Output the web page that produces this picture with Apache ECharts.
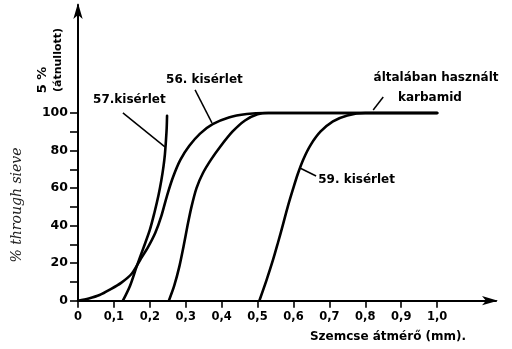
<!DOCTYPE html>
<html><head><meta charset="utf-8">
<script src="https://cdn.jsdelivr.net/npm/echarts@6/dist/echarts.min.js"></script>
<style>html,body{margin:0;padding:0;background:#fff}#c{width:512px;height:349px}</style>
</head><body><div id="c"></div>
<script>
// ---- data ----
const xTicks = [0, 0.1, 0.2, 0.3, 0.4, 0.5, 0.6, 0.7, 0.8, 0.9, 1.0];
const xTickLabels = ['0', '0,1', '0,2', '0,3', '0,4', '0,5', '0,6', '0,7', '0,8', '0,9', '1,0'];
const yTicks = [0, 10, 20, 30, 40, 50, 60, 70, 80, 90, 100];
const yTickLabels = [0, 20, 40, 60, 80, 100];

const exp57 = [[0.125,0],[0.145,8],[0.163,18],[0.182,28],[0.2,37.7],[0.213,47],[0.224,56],[0.232,64],[0.238,71.4],[0.242,78],[0.245,85.6],[0.247,92],[0.248,98.5]];
const exp56 = [[0,0],[0.03,1.2],[0.06,3],[0.09,6],[0.12,9.5],[0.15,14.5],[0.173,21.7],[0.195,28.5],[0.215,36],[0.232,45],[0.248,56],[0.265,66],[0.285,75],[0.31,82.5],[0.34,89],[0.375,94],[0.42,97.6],[0.47,99.4],[0.52,100],[1.0,100]];
const expUsual = [[0.253,0],[0.268,8],[0.282,18],[0.294,29],[0.305,40],[0.316,50],[0.33,60],[0.348,68],[0.37,75],[0.396,82],[0.43,90],[0.465,96],[0.5,99.3],[0.53,100],[1.0,100]];
const exp59 = [[0.505,0],[0.525,11],[0.543,21.7],[0.557,31],[0.57,40],[0.584,50],[0.598,59],[0.612,67.5],[0.628,75.5],[0.648,83],[0.675,90],[0.71,95.5],[0.75,98.7],[0.8,100],[1.0,100]];

const annotations = [
  {text: '57.kisérlet', at: [0.143, 107], align: 'center', line: [[0.125, 100], [0.242, 81.9]]},
  {text: '56. kisérlet', at: [0.352, 117.6], align: 'center', line: [[0.326, 112.3], [0.373, 94.7]]},
  {text: 'általában használt', at: [0.997, 118.7], align: 'center', line: null},
  {text: 'karbamid', at: [0.98, 108], align: 'center', line: [[0.85, 108.5], [0.822, 101.6]]},
  {text: '59. kisérlet', at: [0.669, 64.3], align: 'left', line: [[0.618, 70.7], [0.663, 66.4]]}
];

// ---- chart ----
const FONT = 'DejaVu Sans';
const chart = echarts.init(document.getElementById('c'), null, {renderer: 'canvas'});
const lineStyle = {color: '#000', width: 2.6, join: 'round', cap: 'round'};
const mk = (name, data) => ({
  name, type: 'line', data, showSymbol: false, smooth: 0.3,
  lineStyle, silent: true, animation: false
});
chart.setOption({
  animation: false,
  backgroundColor: '#fff',
  grid: {left: 78, top: 5, width: 418, height: 295.7},
  xAxis: {
    type: 'value', min: 0, max: 1.164,
    axisLine: {show: true, symbol: ['none', 'arrow'], symbolSize: [7, 16], symbolOffset: [0, 2], lineStyle: {color: '#000', width: 2}},
    axisTick: {show: true, customValues: xTicks, length: 7, lineStyle: {color: '#000', width: 1.6}},
    axisLabel: {customValues: xTicks, color: '#000', fontFamily: FONT, fontWeight: 'bold', fontSize: 11.5, margin: 10,
      formatter: v => xTickLabels[Math.round(v * 10)]},
    splitLine: {show: false}
  },
  yAxis: {
    type: 'value', min: 0, max: 157.5,
    axisLine: {show: true, symbol: ['none', 'arrow'], symbolSize: [7, 16], symbolOffset: [0, 2], lineStyle: {color: '#000', width: 2}},
    axisTick: {show: true, customValues: yTicks, length: 8, lineStyle: {color: '#000', width: 1.6}},
    axisLabel: {customValues: yTickLabels, color: '#000', fontFamily: FONT, fontWeight: 'bold', fontSize: 12.5, margin: 10},
    splitLine: {show: false}
  },
  series: [mk('57. kisérlet', exp57), mk('56. kisérlet', exp56), mk('általában használt karbamid', expUsual), mk('59. kisérlet', exp59)]
});

const g = [];
const px = p => chart.convertToPixel({gridIndex: 0}, p);
annotations.forEach(a => {
  const p = px(a.at);
  g.push({type: 'text', x: p[0], y: p[1], style: {text: a.text, fill: '#000', font: 'bold 12px "' + FONT + '"', textAlign: a.align, textVerticalAlign: 'middle'}});
  if (a.line) {
    const p1 = px(a.line[0]), p2 = px(a.line[1]);
    g.push({type: 'line', shape: {x1: p1[0], y1: p1[1], x2: p2[0], y2: p2[1]}, style: {stroke: '#000', lineWidth: 1.5}});
  }
});
// axis titles
g.push({type: 'text', x: 43, y: 80, rotation: Math.PI / 2, style: {text: '5 %', fill: '#000', font: 'bold 13px "' + FONT + '"', textAlign: 'center', textVerticalAlign: 'middle'}});
g.push({type: 'text', x: 58, y: 60, rotation: Math.PI / 2, style: {text: '(átnullott)', fill: '#000', font: 'bold 11px "' + FONT + '"', textAlign: 'center', textVerticalAlign: 'middle'}});
g.push({type: 'text', x: 17, y: 205, rotation: Math.PI / 2, style: {text: '% through sieve', fill: '#222', font: 'italic 14px "DejaVu Serif"', textAlign: 'center', textVerticalAlign: 'middle'}});
g.push({type: 'text', x: 388, y: 337, style: {text: 'Szemcse átmérő (mm).', fill: '#000', font: 'bold 12px "' + FONT + '"', textAlign: 'center', textVerticalAlign: 'middle'}});
chart.setOption({graphic: g});
</script></body></html>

——————————

[TO DO]
Return only the lines from the start of the data through the line that contains "const yTickLabels = [0, 20, 40, 60, 80, 100];", please, copying them exactly and omitting all pictures.

[RESULT]
Output the web page that produces this picture with Apache ECharts.
<!DOCTYPE html>
<html><head><meta charset="utf-8">
<script src="https://cdn.jsdelivr.net/npm/echarts@6/dist/echarts.min.js"></script>
<style>html,body{margin:0;padding:0;background:#fff}#c{width:512px;height:349px}</style>
</head><body><div id="c"></div>
<script>
// ---- data ----
const xTicks = [0, 0.1, 0.2, 0.3, 0.4, 0.5, 0.6, 0.7, 0.8, 0.9, 1.0];
const xTickLabels = ['0', '0,1', '0,2', '0,3', '0,4', '0,5', '0,6', '0,7', '0,8', '0,9', '1,0'];
const yTicks = [0, 10, 20, 30, 40, 50, 60, 70, 80, 90, 100];
const yTickLabels = [0, 20, 40, 60, 80, 100];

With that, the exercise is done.